The Hagel Nomination and the Dangerous Folly of “Global Zero”
Helle Dale /
North Korea’s third nuclear test and inflammatory YouTube threats against President Obama and American troops have placed the nuclear debate front and center in the nomination fight over former Senator Chuck Hagel (R–NE) as Secretary of Defense. Hagel’s radical views on nuclear disarmament are in line with those of President Obama, and they are deeply dangerous for this country.
During his floundering confirmation hearing on February 7, Hagel argued repeatedly that the “Global Zero: U.S. Nuclear Policy Commission Report,” published in 2012, does not advocate unilateral disarmament. His five fellow commissioners have come out in support of these statements—as they see it, bilateral disarmament with Russia would come first, followed by multilateral disarmament talks with other countries.
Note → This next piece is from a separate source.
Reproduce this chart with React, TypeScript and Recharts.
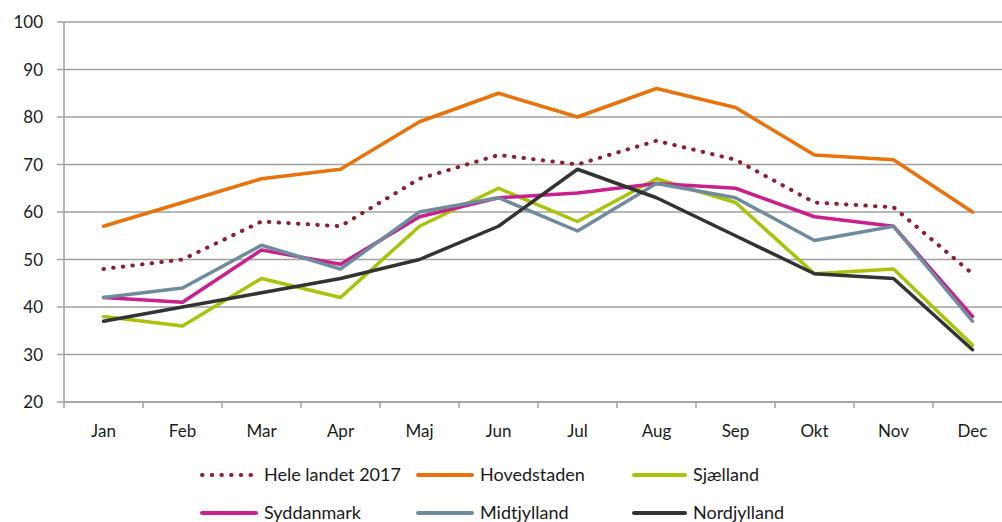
import { CartesianGrid, Line, LineChart, XAxis, YAxis } from 'recharts';

const months = ['Jan', 'Feb', 'Mar', 'Apr', 'Maj', 'Jun', 'Jul', 'Aug', 'Sep', 'Okt', 'Nov', 'Dec'];

const heleLandet = [48, 50, 58, 57, 67, 72, 70, 75, 71, 62, 61, 47];
const hovedstaden = [57, 62, 67, 69, 79, 85, 80, 86, 82, 72, 71, 60];
const sjaelland = [38, 36, 46, 42, 57, 65, 58, 67, 62, 47, 48, 32];
const syddanmark = [42, 41, 52, 49, 59, 63, 64, 66, 65, 59, 57, 38];
const midtjylland = [42, 44, 53, 48, 60, 63, 56, 66, 63, 54, 57, 37];
const nordjylland = [37, 40, 43, 46, 50, 57, 69, 63, 55, 47, 46, 31];

const yTicks = [20, 30, 40, 50, 60, 70, 80, 90, 100];

const data = months.map((m, i) => ({
  month: m,
  hele: heleLandet[i],
  hoved: hovedstaden[i],
  sjael: sjaelland[i],
  sydd: syddanmark[i],
  midt: midtjylland[i],
  nord: nordjylland[i],
}));

const FONT = 'Lato, "Open Sans", sans-serif';
const AXIS_GRAY = '#A0A0A0';

// chart is a bit wider than the window, the right edge of the plot is cut off like in the source
const CHART_W = 1030;
const Y_AXIS_W = 64;
const MARGIN_R = 18;
const BAND = (CHART_W - Y_AXIS_W - MARGIN_R) / months.length;

const series = [
  { key: 'hele', name: 'Hele landet 2017', color: '#8B1F33', dotted: true },
  { key: 'hoved', name: 'Hovedstaden', color: '#E8730C', dotted: false },
  { key: 'sjael', name: 'Sjælland', color: '#A9C20A', dotted: false },
  { key: 'sydd', name: 'Syddanmark', color: '#C8208C', dotted: false },
  { key: 'midt', name: 'Midtjylland', color: '#6E8C9C', dotted: false },
  { key: 'nord', name: 'Nordjylland', color: '#333333', dotted: false },
];

function MonthTick({ x, y, payload }: any) {
  const bx = x - BAND / 2;
  return (
    <g>
      <line x1={bx} x2={bx} y1={y} y2={y + 6} stroke={AXIS_GRAY} strokeWidth={1.5} />
      <text x={x} y={y + 35} textAnchor="middle" fill="#1a1a1a" fontSize={17} fontFamily={FONT}>
        {payload.value}
      </text>
    </g>
  );
}

// legend columns: sample start x, text start x
const legendCols = [
  { lx: 200, tx: 264 },
  { lx: 416, tx: 480 },
  { lx: 632, tx: 693 },
];
const legendRows = [475, 513];

function LegendBlock() {
  return (
    <svg width={1002} height={522} style={{ position: 'absolute', left: 0, top: 0, pointerEvents: 'none' }}>
      {series.map((s, i) => {
        const col = legendCols[i % 3];
        const cy = legendRows[Math.floor(i / 3)];
        return (
          <g key={s.key}>
            <line
              x1={col.lx + 2}
              x2={col.tx - 8}
              y1={cy}
              y2={cy}
              stroke={s.color}
              strokeWidth={4}
              strokeLinecap="round"
              strokeDasharray={s.dotted ? '0.5 9.2' : undefined}
            />
            <text x={col.tx} y={cy + 6} fontSize={18} fontFamily={FONT} fill="#1a1a1a">
              {s.name}
            </text>
          </g>
        );
      })}
    </svg>
  );
}

export default function App() {
  return (
    <div style={{ position: 'relative', width: 1002, height: 522, overflow: 'hidden', background: '#fff' }}>
      <style>{'body{margin:0}'}</style>
      <LineChart
        width={CHART_W}
        height={522}
        data={data}
        margin={{ top: 22, right: MARGIN_R, left: 0, bottom: 80 }}
      >
        <CartesianGrid vertical={false} stroke={AXIS_GRAY} strokeWidth={1.5} />
        <XAxis
          dataKey="month"
          height={40}
          interval={0}
          padding={{ left: BAND / 2, right: BAND / 2 }}
          axisLine={{ stroke: AXIS_GRAY, strokeWidth: 1.5 }}
          tickLine={false}
          tickSize={0}
          tickMargin={0}
          tick={<MonthTick />}
        />
        <YAxis
          width={Y_AXIS_W}
          domain={[20, 100]}
          ticks={yTicks}
          interval={0}
          axisLine={{ stroke: AXIS_GRAY, strokeWidth: 1.5 }}
          tickLine={{ stroke: AXIS_GRAY, strokeWidth: 1.5 }}
          tickSize={7}
          tickMargin={14}
          tick={{ fill: '#1a1a1a', fontSize: 17, fontFamily: FONT }}
        />
        {series.map((s) => (
          <Line
            key={s.key}
            dataKey={s.key}
            name={s.name}
            type="linear"
            stroke={s.color}
            strokeWidth={s.dotted ? 4 : 3.5}
            strokeDasharray={s.dotted ? '0.5 9.2' : undefined}
            strokeLinecap="round"
            strokeLinejoin="round"
            dot={false}
            activeDot={false}
            isAnimationActive={false}
          />
        ))}
      </LineChart>
      <LegendBlock />
    </div>
  );
}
Those other countries include North Korea and Iran, two rogue states who have been merrily collaborating on building nuclear-armed missiles, which would destabilize their respective regions. They make exceedingly unlikely negotiating partners for nuclear disarmament.
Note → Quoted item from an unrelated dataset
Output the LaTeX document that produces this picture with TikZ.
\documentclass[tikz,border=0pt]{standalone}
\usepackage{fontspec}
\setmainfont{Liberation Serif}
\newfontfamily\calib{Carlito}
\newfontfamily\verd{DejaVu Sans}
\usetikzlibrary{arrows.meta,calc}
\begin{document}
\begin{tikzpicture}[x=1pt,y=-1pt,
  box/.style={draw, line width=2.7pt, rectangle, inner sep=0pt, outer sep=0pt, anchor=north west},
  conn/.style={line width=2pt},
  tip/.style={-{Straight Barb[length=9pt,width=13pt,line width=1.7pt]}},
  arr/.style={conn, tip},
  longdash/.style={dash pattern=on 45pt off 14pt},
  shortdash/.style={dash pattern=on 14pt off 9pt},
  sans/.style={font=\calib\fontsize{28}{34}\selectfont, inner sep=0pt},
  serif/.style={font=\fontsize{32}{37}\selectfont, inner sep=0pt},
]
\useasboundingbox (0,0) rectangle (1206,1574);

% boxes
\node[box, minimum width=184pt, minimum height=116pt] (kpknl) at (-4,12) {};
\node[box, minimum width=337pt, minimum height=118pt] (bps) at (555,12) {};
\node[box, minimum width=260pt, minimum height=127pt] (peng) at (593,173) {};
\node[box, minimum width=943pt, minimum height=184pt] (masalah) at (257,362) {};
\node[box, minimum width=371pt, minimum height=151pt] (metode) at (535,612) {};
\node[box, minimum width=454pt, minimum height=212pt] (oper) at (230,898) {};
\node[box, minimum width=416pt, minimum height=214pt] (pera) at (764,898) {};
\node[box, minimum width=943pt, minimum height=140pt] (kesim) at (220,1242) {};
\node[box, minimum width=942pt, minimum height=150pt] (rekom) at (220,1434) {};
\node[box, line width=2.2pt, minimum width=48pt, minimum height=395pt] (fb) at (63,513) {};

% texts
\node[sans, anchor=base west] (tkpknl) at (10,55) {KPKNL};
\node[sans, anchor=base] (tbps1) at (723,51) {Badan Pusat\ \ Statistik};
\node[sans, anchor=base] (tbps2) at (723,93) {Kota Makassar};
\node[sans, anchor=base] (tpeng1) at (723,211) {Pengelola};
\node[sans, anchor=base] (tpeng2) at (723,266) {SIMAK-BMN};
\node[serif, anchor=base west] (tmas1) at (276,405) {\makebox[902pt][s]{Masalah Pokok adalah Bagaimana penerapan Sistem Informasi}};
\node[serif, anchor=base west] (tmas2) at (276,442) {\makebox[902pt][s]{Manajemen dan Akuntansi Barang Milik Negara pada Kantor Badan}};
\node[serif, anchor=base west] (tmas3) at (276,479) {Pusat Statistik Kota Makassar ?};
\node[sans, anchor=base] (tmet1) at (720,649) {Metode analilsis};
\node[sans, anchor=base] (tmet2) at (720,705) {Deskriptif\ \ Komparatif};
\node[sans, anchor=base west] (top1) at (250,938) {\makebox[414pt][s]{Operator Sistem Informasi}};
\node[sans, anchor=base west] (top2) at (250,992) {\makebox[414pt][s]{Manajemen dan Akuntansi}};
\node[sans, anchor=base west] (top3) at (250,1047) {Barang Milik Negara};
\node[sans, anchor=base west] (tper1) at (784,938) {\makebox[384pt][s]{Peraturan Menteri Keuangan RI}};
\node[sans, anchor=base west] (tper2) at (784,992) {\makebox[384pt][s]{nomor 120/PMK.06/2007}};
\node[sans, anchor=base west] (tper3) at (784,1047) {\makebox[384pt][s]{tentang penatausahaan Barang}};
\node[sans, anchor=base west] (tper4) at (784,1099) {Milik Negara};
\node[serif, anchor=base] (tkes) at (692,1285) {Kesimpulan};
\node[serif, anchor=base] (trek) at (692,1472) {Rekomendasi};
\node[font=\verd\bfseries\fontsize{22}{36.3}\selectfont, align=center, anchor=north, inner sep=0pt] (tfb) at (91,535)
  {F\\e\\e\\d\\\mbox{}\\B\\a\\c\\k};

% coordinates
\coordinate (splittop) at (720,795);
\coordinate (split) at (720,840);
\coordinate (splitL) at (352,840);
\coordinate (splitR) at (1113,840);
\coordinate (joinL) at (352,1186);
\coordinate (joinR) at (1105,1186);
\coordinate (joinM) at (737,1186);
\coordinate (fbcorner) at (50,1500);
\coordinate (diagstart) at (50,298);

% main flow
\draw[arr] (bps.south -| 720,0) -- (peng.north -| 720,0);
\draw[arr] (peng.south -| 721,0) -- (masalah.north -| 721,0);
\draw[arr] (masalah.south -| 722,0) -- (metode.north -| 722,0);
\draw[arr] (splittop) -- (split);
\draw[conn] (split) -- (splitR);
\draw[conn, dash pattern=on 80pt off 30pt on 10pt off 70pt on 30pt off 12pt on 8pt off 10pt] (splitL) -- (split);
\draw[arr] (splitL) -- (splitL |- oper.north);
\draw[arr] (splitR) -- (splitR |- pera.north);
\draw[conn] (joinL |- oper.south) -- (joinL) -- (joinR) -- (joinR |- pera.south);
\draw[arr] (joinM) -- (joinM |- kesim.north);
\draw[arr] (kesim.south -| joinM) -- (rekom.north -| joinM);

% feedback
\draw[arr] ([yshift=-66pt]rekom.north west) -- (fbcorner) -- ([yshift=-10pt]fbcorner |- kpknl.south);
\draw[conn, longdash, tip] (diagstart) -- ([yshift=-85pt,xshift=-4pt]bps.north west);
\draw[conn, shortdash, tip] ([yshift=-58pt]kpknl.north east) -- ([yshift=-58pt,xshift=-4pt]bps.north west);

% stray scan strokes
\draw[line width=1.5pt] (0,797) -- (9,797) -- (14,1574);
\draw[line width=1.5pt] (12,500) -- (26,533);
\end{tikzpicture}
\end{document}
Talking to Al Jazerra, Hagel explained the concept of “Nuclear Zero.” “How can we preach to other countries that you can’t have nuclear weapons but we can and our allies can? There is no credibility, there’s no logic to that argument.” Problem is: Nuclear weapons are not a question of logic or fairness, but of power. In the hands of certain governments, nuclear weapons are simply too dangerous. In the hands of others—like that of the United States—they produce stability and security.
The Global Zero commission’s line of reasoning was adopted by President Obama as he famously convened his nuclear summit in 2009, urged on by a letter from Hagel himself. Needless to say, the deep cuts in the U.S. nuclear arsenal, negotiated bilaterally with the Russian government in New START during the first Obama term, have done nothing to slow the advance toward nuclear weapons by rogue states.
The devastating cuts to the U.S. arsenal proposed by Hagel and the other Nuclear Zero commissioners—an 80 percent reduction in U.S. nuclear weapons and the eventual phasing out of all short-range nuclear weapons, and the elimination of intercontinental ballistic missiles (ICBMs) and B-52 bombers—would be a disastrous global game-changer.
These positions alone would be enough to oppose the former Nebraska Senator for the key cabinet position of Secretary of Defense were there no other compelling reasons.